### Task to complete
The copy must start at the line that contains "Write the matplotlib code for this chart." and finish at the line that contains "fontsize=17.5, fontweight='bold')", reproducing each line exactly. Any picture in that span is omitted.

### Records shown
[START]

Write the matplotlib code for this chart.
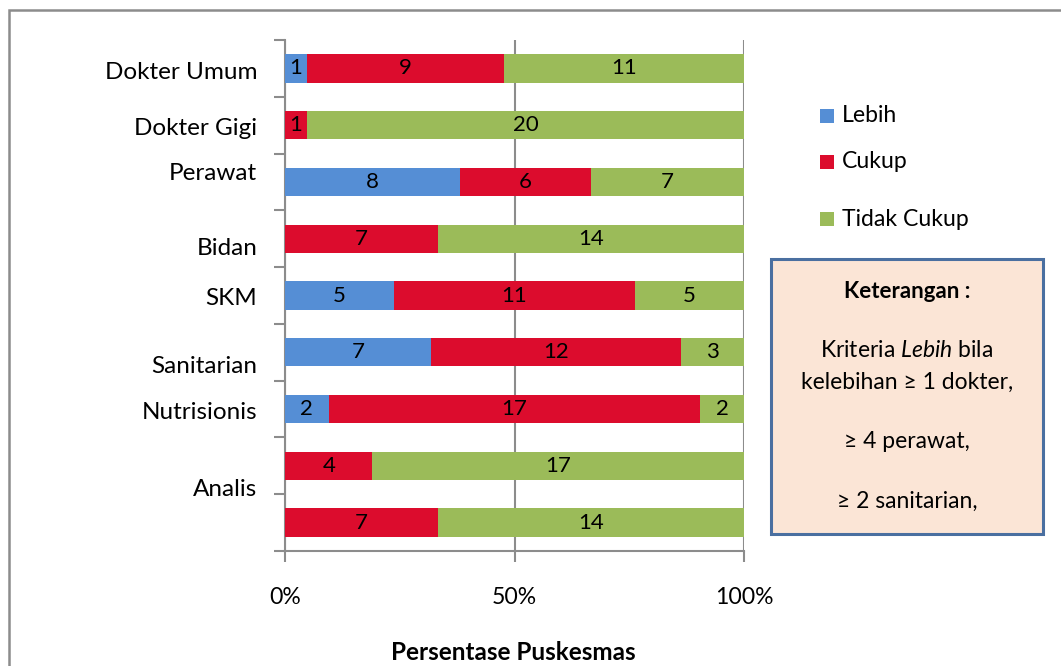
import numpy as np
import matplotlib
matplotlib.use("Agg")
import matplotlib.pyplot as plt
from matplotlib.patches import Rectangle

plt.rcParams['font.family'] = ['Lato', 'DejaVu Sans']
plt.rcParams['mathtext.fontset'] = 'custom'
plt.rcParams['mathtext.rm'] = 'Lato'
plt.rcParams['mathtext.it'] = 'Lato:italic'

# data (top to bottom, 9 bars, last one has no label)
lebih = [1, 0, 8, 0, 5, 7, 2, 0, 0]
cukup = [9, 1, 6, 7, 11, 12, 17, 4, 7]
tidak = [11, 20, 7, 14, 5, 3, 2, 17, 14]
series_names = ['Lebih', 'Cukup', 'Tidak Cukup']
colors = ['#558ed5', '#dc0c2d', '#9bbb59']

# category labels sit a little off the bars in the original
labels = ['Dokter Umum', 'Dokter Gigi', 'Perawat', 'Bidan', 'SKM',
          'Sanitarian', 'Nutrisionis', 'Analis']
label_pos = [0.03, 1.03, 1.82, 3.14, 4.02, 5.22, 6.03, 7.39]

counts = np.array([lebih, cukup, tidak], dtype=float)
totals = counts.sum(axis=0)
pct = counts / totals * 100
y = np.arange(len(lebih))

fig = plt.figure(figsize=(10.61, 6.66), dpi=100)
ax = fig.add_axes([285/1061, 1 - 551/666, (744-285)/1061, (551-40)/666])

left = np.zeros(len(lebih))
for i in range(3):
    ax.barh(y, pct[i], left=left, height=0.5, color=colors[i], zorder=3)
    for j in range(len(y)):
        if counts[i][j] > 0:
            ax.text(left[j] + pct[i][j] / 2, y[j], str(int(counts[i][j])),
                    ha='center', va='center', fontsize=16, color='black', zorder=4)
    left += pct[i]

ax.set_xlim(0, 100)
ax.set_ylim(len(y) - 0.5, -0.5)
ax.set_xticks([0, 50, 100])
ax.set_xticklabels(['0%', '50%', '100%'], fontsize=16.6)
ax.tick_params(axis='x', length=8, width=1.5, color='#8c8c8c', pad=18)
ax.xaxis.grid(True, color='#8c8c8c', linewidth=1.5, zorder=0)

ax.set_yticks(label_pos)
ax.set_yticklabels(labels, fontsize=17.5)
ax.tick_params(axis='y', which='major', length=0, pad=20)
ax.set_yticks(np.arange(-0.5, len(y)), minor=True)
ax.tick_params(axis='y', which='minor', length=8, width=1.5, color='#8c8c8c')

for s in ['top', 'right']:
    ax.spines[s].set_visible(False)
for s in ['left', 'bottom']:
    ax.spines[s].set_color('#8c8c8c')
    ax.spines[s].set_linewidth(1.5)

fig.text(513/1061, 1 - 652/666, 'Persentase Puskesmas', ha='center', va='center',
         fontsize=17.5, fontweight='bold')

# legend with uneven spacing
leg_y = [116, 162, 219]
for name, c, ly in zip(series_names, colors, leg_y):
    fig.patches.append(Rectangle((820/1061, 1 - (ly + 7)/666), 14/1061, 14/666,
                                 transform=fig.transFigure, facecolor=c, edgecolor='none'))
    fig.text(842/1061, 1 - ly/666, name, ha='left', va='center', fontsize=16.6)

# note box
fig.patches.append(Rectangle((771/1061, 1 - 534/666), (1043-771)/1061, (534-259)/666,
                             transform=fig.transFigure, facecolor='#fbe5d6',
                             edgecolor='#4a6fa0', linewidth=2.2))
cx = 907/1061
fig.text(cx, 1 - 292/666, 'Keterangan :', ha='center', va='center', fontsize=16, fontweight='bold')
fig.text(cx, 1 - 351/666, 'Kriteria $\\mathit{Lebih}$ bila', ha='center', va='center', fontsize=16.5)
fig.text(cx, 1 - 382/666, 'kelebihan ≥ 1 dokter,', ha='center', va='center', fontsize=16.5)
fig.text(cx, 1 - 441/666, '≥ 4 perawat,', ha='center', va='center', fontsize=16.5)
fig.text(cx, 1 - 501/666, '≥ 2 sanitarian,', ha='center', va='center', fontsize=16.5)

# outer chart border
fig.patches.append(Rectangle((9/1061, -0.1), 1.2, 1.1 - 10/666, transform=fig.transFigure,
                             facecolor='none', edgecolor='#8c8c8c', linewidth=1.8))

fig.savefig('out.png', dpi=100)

[END]
[START]

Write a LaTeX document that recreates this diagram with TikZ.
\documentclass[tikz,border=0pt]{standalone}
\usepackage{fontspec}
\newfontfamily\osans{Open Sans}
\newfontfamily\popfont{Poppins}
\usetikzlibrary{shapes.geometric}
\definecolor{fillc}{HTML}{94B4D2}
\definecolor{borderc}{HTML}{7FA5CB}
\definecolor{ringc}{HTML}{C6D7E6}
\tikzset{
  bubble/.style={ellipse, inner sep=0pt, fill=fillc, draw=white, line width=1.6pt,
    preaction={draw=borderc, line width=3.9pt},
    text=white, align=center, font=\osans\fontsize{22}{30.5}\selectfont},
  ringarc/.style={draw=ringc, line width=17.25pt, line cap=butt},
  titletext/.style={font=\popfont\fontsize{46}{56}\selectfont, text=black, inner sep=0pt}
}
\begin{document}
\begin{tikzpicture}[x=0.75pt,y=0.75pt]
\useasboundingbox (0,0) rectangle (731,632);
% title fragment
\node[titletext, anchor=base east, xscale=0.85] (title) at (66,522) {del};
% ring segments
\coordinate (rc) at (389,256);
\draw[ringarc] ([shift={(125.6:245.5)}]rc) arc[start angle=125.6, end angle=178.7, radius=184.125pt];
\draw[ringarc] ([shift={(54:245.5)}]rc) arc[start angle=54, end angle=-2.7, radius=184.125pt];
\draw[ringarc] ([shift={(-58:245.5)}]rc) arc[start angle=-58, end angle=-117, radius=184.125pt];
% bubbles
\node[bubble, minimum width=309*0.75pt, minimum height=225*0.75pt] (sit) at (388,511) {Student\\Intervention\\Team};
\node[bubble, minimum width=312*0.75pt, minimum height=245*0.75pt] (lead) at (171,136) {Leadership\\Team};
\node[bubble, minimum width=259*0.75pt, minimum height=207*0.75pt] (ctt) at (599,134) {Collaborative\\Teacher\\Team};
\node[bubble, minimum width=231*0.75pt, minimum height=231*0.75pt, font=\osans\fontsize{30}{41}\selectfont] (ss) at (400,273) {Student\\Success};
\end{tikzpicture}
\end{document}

[END]
[START]

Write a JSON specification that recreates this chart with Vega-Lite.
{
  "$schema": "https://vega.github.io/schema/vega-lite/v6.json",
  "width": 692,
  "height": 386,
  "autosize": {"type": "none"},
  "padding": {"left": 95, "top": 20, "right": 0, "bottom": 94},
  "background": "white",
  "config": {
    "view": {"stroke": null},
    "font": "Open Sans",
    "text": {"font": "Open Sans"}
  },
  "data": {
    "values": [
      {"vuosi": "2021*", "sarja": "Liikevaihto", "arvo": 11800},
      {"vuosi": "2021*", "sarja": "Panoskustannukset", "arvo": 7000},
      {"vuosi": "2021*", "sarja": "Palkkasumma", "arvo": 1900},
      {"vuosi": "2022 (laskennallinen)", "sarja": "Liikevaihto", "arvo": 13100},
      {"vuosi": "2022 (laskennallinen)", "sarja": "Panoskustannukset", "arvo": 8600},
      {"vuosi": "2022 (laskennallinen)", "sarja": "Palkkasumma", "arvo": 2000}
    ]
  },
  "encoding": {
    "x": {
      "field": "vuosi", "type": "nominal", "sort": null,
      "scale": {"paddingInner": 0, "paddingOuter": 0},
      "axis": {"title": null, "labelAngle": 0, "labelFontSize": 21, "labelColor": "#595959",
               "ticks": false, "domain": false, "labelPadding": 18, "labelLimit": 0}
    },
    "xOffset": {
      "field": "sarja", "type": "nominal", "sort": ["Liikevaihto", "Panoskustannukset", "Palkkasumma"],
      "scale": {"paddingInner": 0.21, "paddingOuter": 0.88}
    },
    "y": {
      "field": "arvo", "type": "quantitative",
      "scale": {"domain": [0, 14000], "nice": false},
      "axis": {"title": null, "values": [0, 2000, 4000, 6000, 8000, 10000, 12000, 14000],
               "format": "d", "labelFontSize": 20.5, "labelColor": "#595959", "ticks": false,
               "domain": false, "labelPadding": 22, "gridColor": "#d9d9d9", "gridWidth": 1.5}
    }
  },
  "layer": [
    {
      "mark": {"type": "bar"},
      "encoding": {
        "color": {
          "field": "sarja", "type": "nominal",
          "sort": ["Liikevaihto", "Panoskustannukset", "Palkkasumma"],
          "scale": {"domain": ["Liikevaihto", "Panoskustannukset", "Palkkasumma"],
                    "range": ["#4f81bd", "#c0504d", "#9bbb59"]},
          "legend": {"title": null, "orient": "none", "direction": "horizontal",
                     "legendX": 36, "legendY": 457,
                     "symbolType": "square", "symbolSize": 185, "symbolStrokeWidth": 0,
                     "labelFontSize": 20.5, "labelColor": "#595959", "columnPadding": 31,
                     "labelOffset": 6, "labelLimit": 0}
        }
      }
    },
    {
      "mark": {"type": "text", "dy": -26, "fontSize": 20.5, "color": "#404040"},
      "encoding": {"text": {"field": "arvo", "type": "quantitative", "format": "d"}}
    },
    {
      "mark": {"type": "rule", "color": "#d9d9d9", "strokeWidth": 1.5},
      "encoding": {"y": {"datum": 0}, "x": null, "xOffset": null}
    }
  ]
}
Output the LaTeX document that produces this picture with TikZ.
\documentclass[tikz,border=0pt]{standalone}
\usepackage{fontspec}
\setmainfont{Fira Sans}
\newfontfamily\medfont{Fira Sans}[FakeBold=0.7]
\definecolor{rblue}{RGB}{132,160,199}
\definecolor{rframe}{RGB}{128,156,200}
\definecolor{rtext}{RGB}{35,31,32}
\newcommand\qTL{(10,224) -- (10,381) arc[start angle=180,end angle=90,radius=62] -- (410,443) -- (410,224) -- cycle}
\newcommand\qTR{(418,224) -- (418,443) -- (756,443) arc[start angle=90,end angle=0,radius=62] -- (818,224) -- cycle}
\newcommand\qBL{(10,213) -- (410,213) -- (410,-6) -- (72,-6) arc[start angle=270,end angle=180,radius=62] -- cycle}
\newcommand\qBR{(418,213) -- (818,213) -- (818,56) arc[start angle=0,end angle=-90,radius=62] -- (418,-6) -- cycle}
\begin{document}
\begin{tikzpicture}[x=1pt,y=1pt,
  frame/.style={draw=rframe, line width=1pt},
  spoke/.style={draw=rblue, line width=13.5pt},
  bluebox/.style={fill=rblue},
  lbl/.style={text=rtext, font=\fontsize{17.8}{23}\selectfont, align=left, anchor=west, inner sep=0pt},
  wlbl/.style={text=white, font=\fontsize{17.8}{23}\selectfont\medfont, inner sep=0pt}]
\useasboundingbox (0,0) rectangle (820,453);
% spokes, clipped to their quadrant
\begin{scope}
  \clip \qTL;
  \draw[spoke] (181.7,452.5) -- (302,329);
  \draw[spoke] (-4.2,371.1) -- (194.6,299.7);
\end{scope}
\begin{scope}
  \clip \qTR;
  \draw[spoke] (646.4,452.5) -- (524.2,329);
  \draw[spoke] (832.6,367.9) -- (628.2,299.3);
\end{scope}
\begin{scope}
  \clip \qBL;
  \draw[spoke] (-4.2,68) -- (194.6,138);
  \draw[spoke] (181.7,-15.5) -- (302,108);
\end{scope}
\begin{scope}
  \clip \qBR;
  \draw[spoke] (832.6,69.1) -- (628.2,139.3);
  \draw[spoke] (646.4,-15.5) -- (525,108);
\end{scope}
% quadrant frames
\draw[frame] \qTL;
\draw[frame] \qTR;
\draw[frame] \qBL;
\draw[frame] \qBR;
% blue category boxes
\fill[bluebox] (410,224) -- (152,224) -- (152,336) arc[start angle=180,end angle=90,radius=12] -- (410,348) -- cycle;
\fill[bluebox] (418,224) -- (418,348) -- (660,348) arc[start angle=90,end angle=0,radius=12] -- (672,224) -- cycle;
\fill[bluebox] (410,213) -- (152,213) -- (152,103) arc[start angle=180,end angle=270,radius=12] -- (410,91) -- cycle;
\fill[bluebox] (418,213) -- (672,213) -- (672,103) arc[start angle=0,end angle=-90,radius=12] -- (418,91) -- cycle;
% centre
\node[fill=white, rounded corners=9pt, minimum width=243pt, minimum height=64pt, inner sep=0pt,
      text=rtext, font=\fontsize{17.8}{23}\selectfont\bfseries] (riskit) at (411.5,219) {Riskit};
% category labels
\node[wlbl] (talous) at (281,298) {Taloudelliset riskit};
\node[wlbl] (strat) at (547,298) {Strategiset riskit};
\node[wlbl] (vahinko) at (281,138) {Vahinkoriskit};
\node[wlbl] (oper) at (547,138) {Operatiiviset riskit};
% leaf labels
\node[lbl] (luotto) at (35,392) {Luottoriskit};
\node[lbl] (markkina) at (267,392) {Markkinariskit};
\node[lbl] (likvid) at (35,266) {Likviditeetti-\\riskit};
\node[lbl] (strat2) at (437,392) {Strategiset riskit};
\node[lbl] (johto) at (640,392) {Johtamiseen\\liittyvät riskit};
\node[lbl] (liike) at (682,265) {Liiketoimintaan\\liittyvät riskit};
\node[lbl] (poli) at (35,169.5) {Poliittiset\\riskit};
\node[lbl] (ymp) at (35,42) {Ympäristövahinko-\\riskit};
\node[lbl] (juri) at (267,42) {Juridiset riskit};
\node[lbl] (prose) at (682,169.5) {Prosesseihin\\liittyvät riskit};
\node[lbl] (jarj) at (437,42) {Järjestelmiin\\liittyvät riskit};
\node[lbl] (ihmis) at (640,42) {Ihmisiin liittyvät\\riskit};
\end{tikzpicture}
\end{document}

[END]

### Finished answer
Write the matplotlib code for this chart.
import numpy as np
import matplotlib
matplotlib.use("Agg")
import matplotlib.pyplot as plt
from matplotlib.patches import Rectangle

plt.rcParams['font.family'] = ['Lato', 'DejaVu Sans']
plt.rcParams['mathtext.fontset'] = 'custom'
plt.rcParams['mathtext.rm'] = 'Lato'
plt.rcParams['mathtext.it'] = 'Lato:italic'

# data (top to bottom, 9 bars, last one has no label)
lebih = [1, 0, 8, 0, 5, 7, 2, 0, 0]
cukup = [9, 1, 6, 7, 11, 12, 17, 4, 7]
tidak = [11, 20, 7, 14, 5, 3, 2, 17, 14]
series_names = ['Lebih', 'Cukup', 'Tidak Cukup']
colors = ['#558ed5', '#dc0c2d', '#9bbb59']

# category labels sit a little off the bars in the original
labels = ['Dokter Umum', 'Dokter Gigi', 'Perawat', 'Bidan', 'SKM',
          'Sanitarian', 'Nutrisionis', 'Analis']
label_pos = [0.03, 1.03, 1.82, 3.14, 4.02, 5.22, 6.03, 7.39]

counts = np.array([lebih, cukup, tidak], dtype=float)
totals = counts.sum(axis=0)
pct = counts / totals * 100
y = np.arange(len(lebih))

fig = plt.figure(figsize=(10.61, 6.66), dpi=100)
ax = fig.add_axes([285/1061, 1 - 551/666, (744-285)/1061, (551-40)/666])

left = np.zeros(len(lebih))
for i in range(3):
    ax.barh(y, pct[i], left=left, height=0.5, color=colors[i], zorder=3)
    for j in range(len(y)):
        if counts[i][j] > 0:
            ax.text(left[j] + pct[i][j] / 2, y[j], str(int(counts[i][j])),
                    ha='center', va='center', fontsize=16, color='black', zorder=4)
    left += pct[i]

ax.set_xlim(0, 100)
ax.set_ylim(len(y) - 0.5, -0.5)
ax.set_xticks([0, 50, 100])
ax.set_xticklabels(['0%', '50%', '100%'], fontsize=16.6)
ax.tick_params(axis='x', length=8, width=1.5, color='#8c8c8c', pad=18)
ax.xaxis.grid(True, color='#8c8c8c', linewidth=1.5, zorder=0)

ax.set_yticks(label_pos)
ax.set_yticklabels(labels, fontsize=17.5)
ax.tick_params(axis='y', which='major', length=0, pad=20)
ax.set_yticks(np.arange(-0.5, len(y)), minor=True)
ax.tick_params(axis='y', which='minor', length=8, width=1.5, color='#8c8c8c')

for s in ['top', 'right']:
    ax.spines[s].set_visible(False)
for s in ['left', 'bottom']:
    ax.spines[s].set_color('#8c8c8c')
    ax.spines[s].set_linewidth(1.5)

fig.text(513/1061, 1 - 652/666, 'Persentase Puskesmas', ha='center', va='center',
         fontsize=17.5, fontweight='bold')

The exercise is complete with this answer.